Electronic Thesis and Dissertation Repository

Thesis Format

Integrated Article

Degree

Doctor of Philosophy

Program

Health and Rehabilitation Sciences

Supervisor

Kinsella, Elizabeth Anne

Abstract

It has become increasingly popular in health professional education to solicit the contributions and involvement of people who have firsthand or ‘lived’ experiences of using mental health services – a practice hereafter referred to as service user involvement (SUI). SUI is founded on the premise that service users ought to be involved in the development and evaluation of services and systems they experience, which includes the education of future health professionals. Despite the momentum this practice has gained in a range of international contexts, SUI is often conceptualized, organized, and implemented uncritically, and with tremendous inconsistency across health professional education contexts. This research adopts a postcritical ethnographic methodology to: (i) deepen understandings of stakeholders’ diverse experiences of SUI, and to (ii) critically examine whether current approaches to SUI support service user educators’ meaningful involvement as knowers in health professional education.

The body of this dissertation is comprised of four integrated manuscripts, which aim to deepen and complicate understandings of the ways SUI is approached and experienced. The first manuscript is a theoretical chapter that elucidates the links between epistemic injustice and sanism in considerations of the marginalization of service user (or Mad) knowledge. The second manuscript reports on findings related to the practice of storytelling in SUI, which was identified as a central theme in how service user educators’ knowledge is conceptualized and shared within health professional education. The third manuscript explores one of the most common risks or concerns related to engaging in SUI: tokenism. This chapter draws on the ethnographic data to consider service user- and health professional- educators’ perspectives on tokenism (or lack thereof) in SUI. The fourth manuscript offers a reflexive examination grounded in my firsthand experiences as a service user- and sessional health professional- educator, in conversation with the ethnographic data.

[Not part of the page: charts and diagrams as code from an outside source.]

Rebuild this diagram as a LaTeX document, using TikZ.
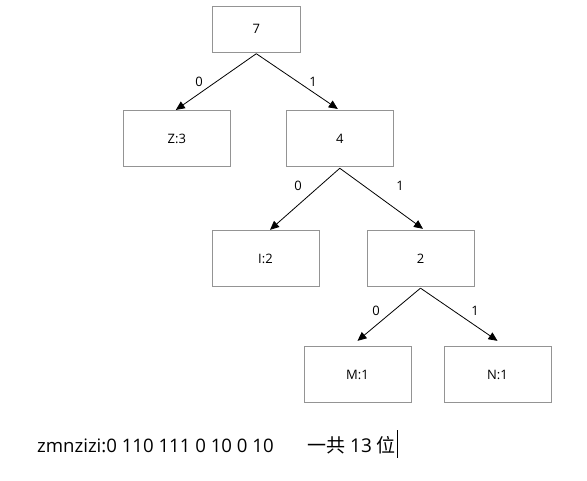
\documentclass[tikz,border=0pt]{standalone}
\usepackage{fontspec}
\setmainfont{Open Sans}
\newfontfamily\cjk{Noto Sans CJK SC}
\usetikzlibrary{arrows.meta}
\begin{document}
\begin{tikzpicture}[x=1pt,y=-1pt,
  box/.style={draw=black!42,line width=0.8pt,minimum width=107pt,minimum height=56.5pt,inner sep=0pt,font=\fontsize{13}{15}\selectfont},
  arr/.style={draw=black,line width=0.8pt,-{Triangle[length=9pt,width=8pt]}},
  lbl/.style={inner sep=0pt,font=\fontsize{13}{15}\selectfont}]
\useasboundingbox (0,0) rectangle (587,480);
\node[box,minimum width=88pt,minimum height=46pt] (n7) at (256.3,29.3) {7};
\node[box] (z3) at (176.8,138.6) {Z:3};
\node[box] (n4) at (339.8,138.6) {4};
\node[box] (i2) at (265.5,258.5) {I:2};
\node[box] (n2) at (420.5,258.5) {2};
\node[box] (m1) at (357.5,374.5) {M:1};
\node[box] (nn1) at (497.5,374.5) {N:1};
\draw[arr] ([yshift=-1pt]n7.south) -- ([xshift=-1pt]z3.north);
\draw[arr] ([yshift=-1pt]n7.south) -- ([xshift=-2pt,yshift=1pt]n4.north);
\draw[arr] ([yshift=-1pt]n4.south) -- ([xshift=4.5pt]i2.north);
\draw[arr] ([yshift=-1pt]n4.south) -- ([xshift=2.5pt,yshift=1pt]n2.north);
\draw[arr] ([yshift=-1pt]n2.south) -- ([yshift=5pt]m1.north);
\draw[arr] ([yshift=-1pt]n2.south) -- ([yshift=5pt]nn1.north);
\node[lbl] (l1) at (199,82) {0};
\node[lbl] (l2) at (313,82) {1};
\node[lbl] (l3) at (298,186) {0};
\node[lbl] (l4) at (400,186) {1};
\node[lbl] (l5) at (376,311) {0};
\node[lbl] (l6) at (475,311) {1};
\node[anchor=base west,inner sep=0pt,font=\fontsize{18.6}{21}\selectfont] (txt) at (37,452) {zmnzizi:0 110 111 0 10 0 10};
\node[anchor=base west,inner sep=0pt,font=\fontsize{19}{21}\selectfont] (txt2) at (307,452) {{\cjk 一共} 13 {\cjk 位}};
\coordinate (c1) at (397.5,430);
\coordinate (c2) at (397.5,458);
\draw[line width=1pt] (c1) -- (c2);
\end{tikzpicture}
\end{document}
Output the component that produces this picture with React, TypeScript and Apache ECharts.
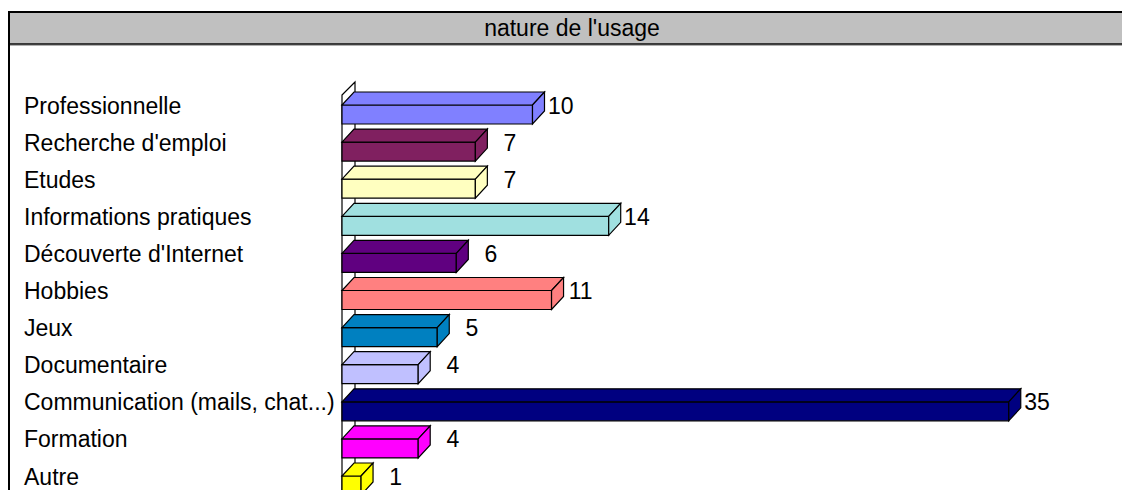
import React, { useEffect, useRef } from "react";
import * as echarts from "echarts";

const chartTitle = "nature de l'usage";
const categories = [
  "Professionnelle",
  "Recherche d'emploi",
  "Etudes",
  "Informations pratiques",
  "Découverte d'Internet",
  "Hobbies",
  "Jeux",
  "Documentaire",
  "Communication (mails, chat...)",
  "Formation",
  "Autre",
];
const values = [10, 7, 7, 14, 6, 11, 5, 4, 35, 4, 1];
const barColors = [
  "#8080FF",
  "#802060",
  "#FFFFC0",
  "#A0E0E0",
  "#600080",
  "#FF8080",
  "#0080C0",
  "#C0C0FF",
  "#000080",
  "#FF00FF",
  "#FFFF00",
];

const FONT = "'Liberation Sans', Arial, sans-serif";
const DX = 12;
const DY = 13;
const FRONT_H = 18.5;
const CHART_H = 520;

export default function App() {
  const ref = useRef<HTMLDivElement>(null);

  useEffect(() => {
    if (!ref.current) return;
    const chart = echarts.init(ref.current, undefined, { renderer: "svg" });

    const barData = values.map((v, i) => [v, i]);
    const gridTop = 86.95;
    const gridHeight = 408.1;

    const option: any = {
      animation: false,
      backgroundColor: "#ffffff",
      grid: {
        left: 342,
        right: 18,
        top: gridTop,
        bottom: CHART_H - gridTop - gridHeight,
        containLabel: false,
      },
      xAxis: {
        type: "value",
        min: 0,
        max: 40,
        show: false,
      },
      yAxis: {
        type: "category",
        inverse: true,
        data: categories,
        axisLine: { show: false },
        axisTick: { show: false },
        splitLine: { show: false },
        axisLabel: {
          align: "left",
          margin: 318,
          fontSize: 23,
          fontFamily: FONT,
          color: "#000000",
        },
      },
      graphic: [
        {
          type: "rect",
          shape: { x: 9, y: 12, width: 1200, height: 600 },
          style: { fill: "none", stroke: "#000000", lineWidth: 2 },
          silent: true,
        },
        {
          type: "rect",
          shape: { x: 10, y: 13, width: 1200, height: 30.5 },
          style: { fill: "#C0C0C0" },
          silent: true,
        },
        {
          type: "line",
          shape: { x1: 9, y1: 44, x2: 1130, y2: 44 },
          style: { stroke: "#000000", lineWidth: 1.5 },
          silent: true,
        },
        {
          type: "line",
          shape: { x1: 10, y1: 45.5, x2: 1130, y2: 45.5 },
          style: { stroke: "#B0B0B0", lineWidth: 1 },
          silent: true,
        },
        {
          type: "text",
          x: 572,
          y: 28,
          style: {
            text: chartTitle,
            fontSize: 23,
            fontFamily: FONT,
            fill: "#000000",
            textAlign: "center",
            textVerticalAlign: "middle",
          },
          silent: true,
        },
      ],
      series: [
        {
          type: "custom",
          name: "wall",
          z: 1,
          silent: true,
          data: [[0, 0]],
          encode: { x: 0, y: 1 },
          renderItem: (params: any, api: any) => {
            const p = api.coord([0, 0]);
            const x0 = p[0];
            const c = p[1];
            const bottom = CHART_H + 10;
            return {
              type: "polygon",
              shape: {
                points: [
                  [x0, c - 10.5],
                  [x0 + DX + 1, c - 23.5],
                  [x0 + DX + 1, bottom],
                  [x0, bottom],
                ],
              },
              style: { fill: "#ffffff", stroke: "#000000", lineWidth: 1.2 },
            };
          },
        },
        {
          type: "custom",
          name: "nature de l'usage",
          z: 2,
          data: barData,
          encode: { x: 0, y: 1 },
          renderItem: (params: any, api: any) => {
            const v = api.value(0);
            const idx = api.value(1);
            const end = api.coord([v, idx]);
            const start = api.coord([0, idx]);
            const x0 = start[0];
            const x1 = end[0];
            const c = end[1];
            const yt = c - 0.5;
            const yb = c + FRONT_H;
            const color = barColors[params.dataIndex % barColors.length];
            const st = { fill: color, stroke: "#000000", lineWidth: 1.2 };
            return {
              type: "group",
              children: [
                {
                  type: "polygon",
                  shape: { points: [[x0, yt], [x1, yt], [x1, yb], [x0, yb]] },
                  style: st,
                },
                {
                  type: "polygon",
                  shape: {
                    points: [
                      [x0, yt],
                      [x0 + DX, yt - DY],
                      [x1 + DX, yt - DY],
                      [x1, yt],
                    ],
                  },
                  style: st,
                },
                {
                  type: "polygon",
                  shape: {
                    points: [
                      [x1, yt],
                      [x1 + DX, yt - DY],
                      [x1 + DX, yb - DY],
                      [x1, yb],
                    ],
                  },
                  style: st,
                },
                {
                  type: "text",
                  x: x1 + 41,
                  y: c,
                  style: {
                    text: String(v),
                    fontSize: 23,
                    fontFamily: FONT,
                    fill: "#000000",
                    textAlign: "right",
                    textVerticalAlign: "middle",
                  },
                },
              ],
            };
          },
        },
      ],
    };

    chart.setOption(option);
    return () => {
      chart.dispose();
    };
  }, []);

  return (
    <div
      style={{
        position: "fixed",
        left: 0,
        top: 0,
        width: 1122,
        height: 490,
        overflow: "hidden",
        background: "#ffffff",
      }}
    >
      <div ref={ref} style={{ width: 1122, height: CHART_H }} />
    </div>
  );
}
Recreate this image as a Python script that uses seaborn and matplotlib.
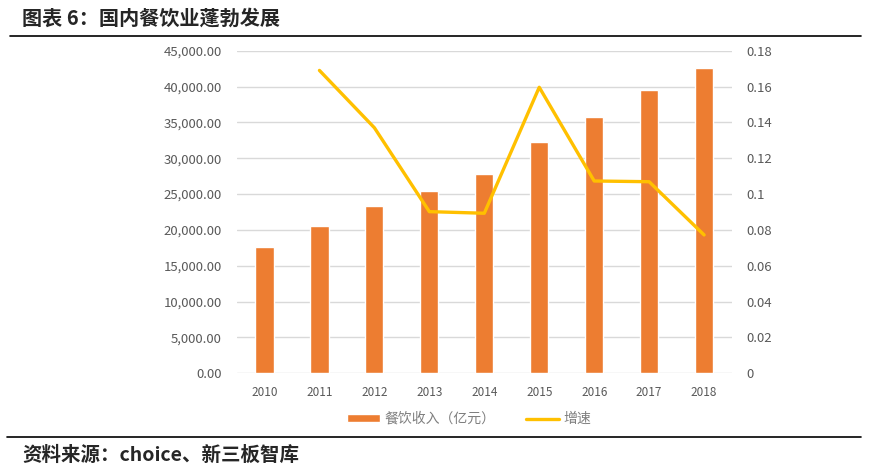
import numpy as np
import pandas as pd
import seaborn as sns
import matplotlib.pyplot as plt
from matplotlib.lines import Line2D
from matplotlib.ticker import FuncFormatter, MultipleLocator

years = ['2010', '2011', '2012', '2013', '2014', '2015', '2016', '2017', '2018']
revenue = [17600, 20550, 23300, 25450, 27800, 32260, 35700, 39500, 42600]
growth = [np.nan, 0.169, 0.137, 0.0902, 0.0893, 0.1596, 0.1073, 0.1069, 0.0772]

df = pd.DataFrame({'year': years, 'revenue': revenue, 'growth': growth})
df['pos'] = np.arange(len(df))

sns.set_style('white')
plt.rcParams['font.family'] = ['Noto Sans CJK SC', 'DejaVu Sans']

bar_color = '#ED7D31'
line_color = '#FFC000'
tick_color = '#595959'

fig = plt.figure(figsize=(8.73, 4.73), dpi=100)
ax = fig.add_axes([0.2715, 0.2108, 0.5665, 0.682])

sns.barplot(data=df, x='year', y='revenue', color=bar_color, width=0.33,
            saturation=1, ax=ax, label='餐饮收入（亿元）')
if ax.get_legend() is not None:
    ax.get_legend().remove()
ax.set_ylim(0, 45000)
ax.yaxis.set_major_locator(MultipleLocator(5000))
ax.yaxis.set_major_formatter(FuncFormatter(lambda v, p: f'{v:,.2f}'))
ax.yaxis.grid(True, color='#d9d9d9', linewidth=1)
ax.set_axisbelow(True)
ax.set_xlabel('')
ax.set_ylabel('')
ax.tick_params(axis='y', length=0, pad=11, labelsize=9.5, labelcolor=tick_color)
ax.tick_params(axis='x', length=0, pad=9, labelsize=8.5, labelcolor=tick_color)

ax2 = ax.twinx()
sns.lineplot(data=df, x='pos', y='growth', color=line_color, linewidth=2.4,
             ax=ax2, label='增速')
ax2.get_legend().remove()
ax2.set_ylim(0, 0.18)
ax2.yaxis.set_major_locator(MultipleLocator(0.02))
ax2.yaxis.set_major_formatter(FuncFormatter(lambda v, p: f'{round(v, 2):g}'))
ax2.set_ylabel('')
ax2.tick_params(axis='y', length=0, pad=11, labelsize=9.5, labelcolor=tick_color)
ax.set_xlim(-0.5, len(years) - 0.5)

for a in (ax, ax2):
    for s in a.spines.values():
        s.set_visible(False)

h1, l1 = ax.get_legend_handles_labels()
h2, l2 = ax2.get_legend_handles_labels()
fig.legend(h1 + h2, l1 + l2, loc='center', bbox_to_anchor=(0.537, 0.114),
           ncol=2, frameon=False, fontsize=10, labelcolor='#7f7f7f',
           handlelength=2.4, handleheight=0.5, columnspacing=2.2, handletextpad=0.3)

fig.text(22 / 873, 1 - 18 / 473, '图表 6：国内餐饮业蓬勃发展', fontsize=14.5,
         fontweight='bold', va='center', ha='left')
fig.add_artist(Line2D([10 / 873, 861 / 873], [1 - 36 / 473] * 2, color='black', lw=1.2))
fig.add_artist(Line2D([7 / 873, 861 / 873], [1 - 437 / 473] * 2, color='black', lw=1.2))
fig.text(22 / 873, 1 - 455 / 473, '资料来源：choice、新三板智库', fontsize=14,
         fontweight='bold', va='center', ha='left')

plt.savefig('out.png', dpi=100)
plt.close()
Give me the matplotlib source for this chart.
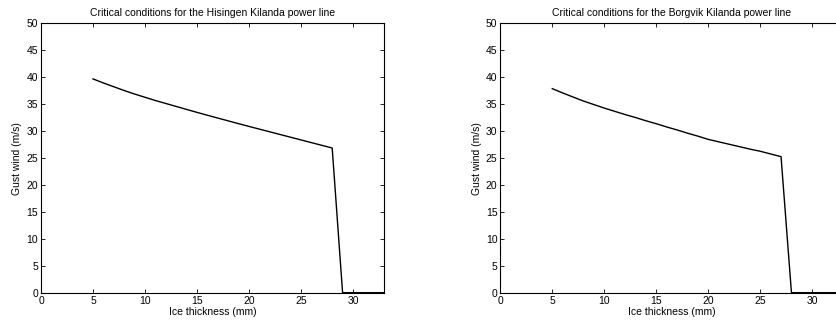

This work contributes to important ongoing conversations around experiential or service user-produced knowledge and its uptake by/within the health professions and stands to inform a range of stakeholders (e.g., service user- and health professional- educators, curriculum committees, administration, policy makers, researchers, etc.) who may be interested in critically engaging in the practice of SUI.

Summary for Lay Audience

It has become increasingly popular in health professional education to solicit the contributions and involvement of people who have firsthand or ‘lived’ experiences of using mental health services – a practice hereafter referred to as service user involvement (SUI). SUI recognizes that service users ought to be involved in the development and evaluation of the services and systems they experience, which includes the education of future health professionals. Despite the momentum this practice has gained in a range of international contexts, SUI is often understood and approached uncritically and carried out with tremendous inconsistency across health professional education contexts. Presented in an integrated article format, this research draws from a variety of stakeholder perspectives (collected through in-depth interviews, participant observation, and reflexive writing) to: (i) deepen understandings of the ways SUI is experienced, and to (ii) critically examine current approaches to its practice. This work contributes to important ongoing conversations around experiential or service user-produced knowledge and its uptake by/within the health professions, and stands to inform a range of stakeholders (e.g., service user and health professional educators, curriculum committees, administration, policy makers, researchers, etc.) who may be interested in critically engaging in the practice of SUI.